Weinzierl KNX IP BAOS 770, Homematic, EnOcean

Sonnenschein

Hallo,

ich habe meinen RS485 USB Stick erhalten und auch schon einige Versuche unternommen.
1. Einzelne Register lesen und schreiben geht auf einem Rechner.
2. Nibe akzeptiert irgend wie die LOG.SET nicht. Es werden keine Daten über den Modbus gesendet als auch auf den Stick geschrieben.
3. Ca nach 24h +/- 1h timeout wie zu vermuten war.
4. Habe NibeGW (Raspbery) gestartet, hier gibt es keinen timeout.

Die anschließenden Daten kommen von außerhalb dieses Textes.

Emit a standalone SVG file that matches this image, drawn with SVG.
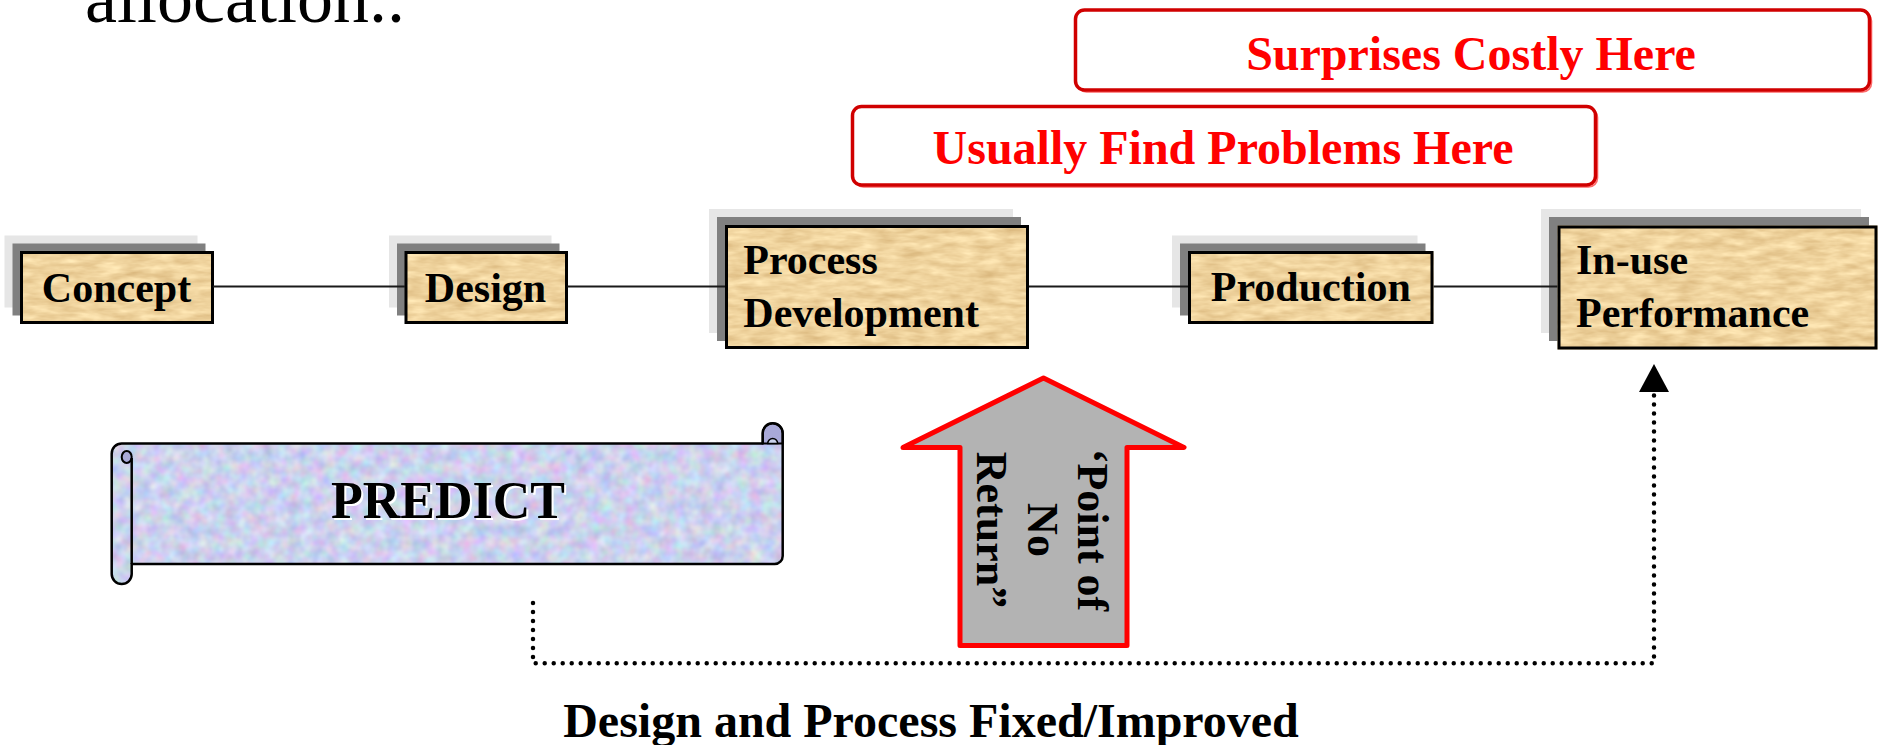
<svg xmlns="http://www.w3.org/2000/svg" width="1879" height="745" viewBox="0 0 1879 745">
  <style>
    .serif { font-family: "Liberation Serif", "Times New Roman", serif; }
    .node-text { font-family: "Liberation Serif", "Times New Roman", serif; font-weight: bold; font-size: 42px; fill: #000; }
    .shadow-far { fill: #e6e6e6; }
    .shadow-near { fill: #808080; }
    .box-fill { fill: #eed7a2; filter: url(#paper); }
    .box-edge { fill: none; stroke: #000; stroke-width: 3; }
    .callout-edge { fill: #fff; stroke: #d00000; stroke-width: 3.5; }
    .callout-glow { fill: none; stroke: #ff6a6a; stroke-width: 1.6; }
    .callout-text { font-family: "Liberation Serif", "Times New Roman", serif; font-weight: bold; font-size: 48px; fill: #ff0000; text-anchor: middle; }
    .link { stroke: #1a1a1a; stroke-width: 2; fill: none; }
    .dotted { fill: none; stroke: #000; stroke-width: 4.5; stroke-linecap: round; stroke-dasharray: 0 9; }
    .scroll-line { fill: none; stroke: #000; stroke-width: 2.5; stroke-linejoin: round; }
    .knob { fill: #a9a9d8; stroke: #000; stroke-width: 2; }
  </style>
  <defs>
    <!-- parchment grain for the stage boxes -->
    <filter id="paper" x="0" y="0" width="1" height="1" color-interpolation-filters="sRGB">
      <feTurbulence type="fractalNoise" baseFrequency="0.04 0.14" numOctaves="3" seed="5" result="n"/>
      <feColorMatrix in="n" type="matrix" values="0.2 0 0 0 0.84  0.26 0 0 0 0.70  0.3 0 0 0 0.47  0 0 0 0 1" result="c"/>
      <feComposite in="c" in2="SourceGraphic" operator="in"/>
    </filter>
    <!-- pastel mottled fill for the scroll -->
    <filter id="pastel" x="0" y="0" width="1" height="1" color-interpolation-filters="sRGB">
      <feTurbulence type="fractalNoise" baseFrequency="0.08" numOctaves="2" seed="11" result="n"/>
      <feColorMatrix in="n" type="matrix" values="0.3 0 0 0 0.65  0 0.3 0 0 0.67  0 0 0.2 0 0.83  0 0 0 0 1" result="c"/>
      <feComposite in="c" in2="SourceGraphic" operator="in"/>
    </filter>
    <marker id="head" viewBox="0 0 28 30" refX="0" refY="15" markerWidth="28" markerHeight="30" markerUnits="userSpaceOnUse" orient="auto">
      <path d="M0,0 L28,15 L0,30 Z" fill="#000" stroke="none"/>
    </marker>
  </defs>

  <rect width="1879" height="745" fill="#fff"/>

  <!-- heading fragment running off the top edge -->
  <text class="serif" x="85" y="21.7" font-size="72" fill="#000">allocation..</text>

  <!-- red callouts -->
  <g id="callout-surprises">
    <rect class="callout-glow" x="1077.5" y="12" width="794" height="80" rx="9"/>
    <rect class="callout-edge" x="1075.5" y="10" width="794" height="80" rx="9"/>
    <text class="callout-text" x="1471" y="70">Surprises Costly Here</text>
  </g>
  <g id="callout-problems">
    <rect class="callout-glow" x="854.5" y="108.5" width="743" height="78.5" rx="9"/>
    <rect class="callout-edge" x="852.5" y="106.5" width="743" height="78.5" rx="9"/>
    <text class="callout-text" x="1223" y="164">Usually Find Problems Here</text>
  </g>

  <!-- stage boxes: two stacked shadows, textured face, black edge -->
  <g id="node-concept">
    <rect class="shadow-far" x="4.5" y="235.5" width="193" height="72"/>
    <rect class="shadow-near" x="12.5" y="243.5" width="193" height="72"/>
    <rect class="box-fill" x="20.5" y="251.5" width="193" height="72"/>
    <rect class="box-edge" x="21.5" y="252.5" width="191" height="70"/>
    <text class="node-text" x="116.5" y="301.7" text-anchor="middle">Concept</text>
  </g>
  <g id="node-design">
    <rect class="shadow-far" x="389" y="235.5" width="162.5" height="72"/>
    <rect class="shadow-near" x="397" y="243.5" width="162.5" height="72"/>
    <rect class="box-fill" x="405" y="251.5" width="162.5" height="72"/>
    <rect class="box-edge" x="406" y="252.5" width="160.5" height="70"/>
    <text class="node-text" x="485.5" y="301.7" text-anchor="middle">Design</text>
  </g>
  <g id="node-process-development">
    <rect class="shadow-far" x="709" y="209" width="304" height="124"/>
    <rect class="shadow-near" x="717" y="217" width="304" height="124"/>
    <rect class="box-fill" x="725" y="225" width="304" height="124"/>
    <rect class="box-edge" x="726.5" y="226.5" width="301" height="121"/>
    <text class="node-text" x="743.3" y="274">Process</text>
    <text class="node-text" x="743.3" y="326.7">Development</text>
  </g>
  <g id="node-production">
    <rect class="shadow-far" x="1172" y="235.5" width="245.5" height="72"/>
    <rect class="shadow-near" x="1180" y="243.5" width="245.5" height="72"/>
    <rect class="box-fill" x="1188" y="251.5" width="245.5" height="72"/>
    <rect class="box-edge" x="1189.5" y="252.5" width="242.5" height="70"/>
    <text class="node-text" x="1310.8" y="300.5" text-anchor="middle">Production</text>
  </g>
  <g id="node-in-use-performance">
    <rect class="shadow-far" x="1541" y="209" width="320" height="124"/>
    <rect class="shadow-near" x="1549" y="217" width="320" height="124"/>
    <rect class="box-fill" x="1557.5" y="225.5" width="320" height="124"/>
    <rect class="box-edge" x="1559" y="227" width="317" height="121"/>
    <text class="node-text" x="1576" y="274.3">In-use</text>
    <text class="node-text" x="1576" y="326.7">Performance</text>
  </g>

  <!-- PREDICT scroll -->
  <g id="node-predict">
    <path fill="#cbd2ec" filter="url(#pastel)"
          d="M 121.7 443.5 H 762.7 V 433.3 A 10 10 0 0 1 782.7 433.3 V 556 A 8 8 0 0 1 774.7 564 H 131.7 V 574 A 10 10 0 0 1 111.7 574 V 453.5 A 10 10 0 0 1 121.7 443.5 Z"/>
    <!-- right roll top curl -->
    <path class="knob" d="M 762.7 443.5 V 433.3 A 10 10 0 0 1 782.7 433.3 V 443.5 Z"/>
    <path d="M 767.7 443.5 A 5 5 0 0 1 777.7 443.5 Z" fill="#cbd2ec" stroke="#000" stroke-width="1.5"/>
    <!-- left roll top curl -->
    <ellipse class="knob" cx="126.7" cy="457" rx="5" ry="6"/>
    <path class="scroll-line" d="M 131.7 458 V 564"/>
    <path class="scroll-line"
          d="M 121.7 443.5 H 762.7 V 433.3 A 10 10 0 0 1 782.7 433.3 V 556 A 8 8 0 0 1 774.7 564 H 131.7 V 574 A 10 10 0 0 1 111.7 574 V 453.5 A 10 10 0 0 1 121.7 443.5 Z"/>
    <text class="serif" x="450" y="520.3" font-size="52" font-weight="bold" fill="#fff" text-anchor="middle">PREDICT</text>
    <text class="serif" x="448" y="518.3" font-size="52" font-weight="bold" fill="#000" text-anchor="middle">PREDICT</text>
  </g>

  <!-- "Point of No Return" block arrow -->
  <g id="node-point-of-no-return">
    <polygon points="1043.5,378 1184,447.5 1127,447.5 1127,645.5 960,645.5 960,447.5 903,447.5"
             fill="#b3b3b3" stroke="#ff0000" stroke-width="5" stroke-linejoin="round"/>
    <g transform="translate(1078 530) rotate(90)" class="serif" font-size="44" font-weight="bold" fill="#000" text-anchor="middle">
      <text x="0" y="0">‘Point of</text>
      <text x="0" y="50.5">No</text>
      <text x="0" y="101">Return”</text>
    </g>
  </g>

  <!-- connectors -->
  <g id="connectors">
    <line class="link" x1="213" y1="286.5" x2="405" y2="286.5"/>
    <line class="link" x1="567.5" y1="286.5" x2="725" y2="286.5"/>
    <line class="link" x1="1029" y1="286.5" x2="1188" y2="286.5"/>
    <line class="link" x1="1433.5" y1="286.5" x2="1557.5" y2="286.5"/>
    <path class="dotted" d="M 533 603 V 663.3 H 1654 V 392" marker-end="url(#head)"/>
  </g>

  <text class="serif" x="931" y="736.7" font-size="48" font-weight="bold" fill="#000" text-anchor="middle">Design and Process Fixed/Improved</text>
</svg>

Die RAW Daten werden fleißig per UDP gesendet. Es gibt keinen timeout.

Jetzt dachte ich fein, jetzt mache ich aus NIBE 70 RS485.pm einfach ein NIBE 70 UDP.
Leider sind meine PERL Kenntnisse eher eines DAUs und musste feststellen ich werde mich nicht rein denken könne.
Auf Openhab2 wollte ich jetzt auch nicht umstellen.

Der Vorteil mit NibeGW ist, local könnte ich den Dienst höher priorisieren umd timeouts zu verhindern. NibeGW gibt es auch als Arduino, die könnte man auf einen ESP8266 kompalieren. So hätte meinen Dongle, den man einfach an die Nibe Pumpe anschließen könnte.
Laut Änderungsverzeichniss soll NibeGW auch schreiben können.

Wäre es für Euch möglich eine UDP Variante mit aufzunehmen?
Sobald ich den Code für einen ESP8266 fertig habe, würde ich ihn auch veröffentlichen.

Ich würde es gerne sogar selber versuchen, aber ich bin wohl noch zu weit weg vom progammieren.

Liebe Grüße
Sonnenschein.



vuffiraa

Hallo Sonnenschein,

da hast du ja einiges probiert. Ich versuche mal die einzelnen Punkte aus deinem Beitrag zu kommentieren  ;)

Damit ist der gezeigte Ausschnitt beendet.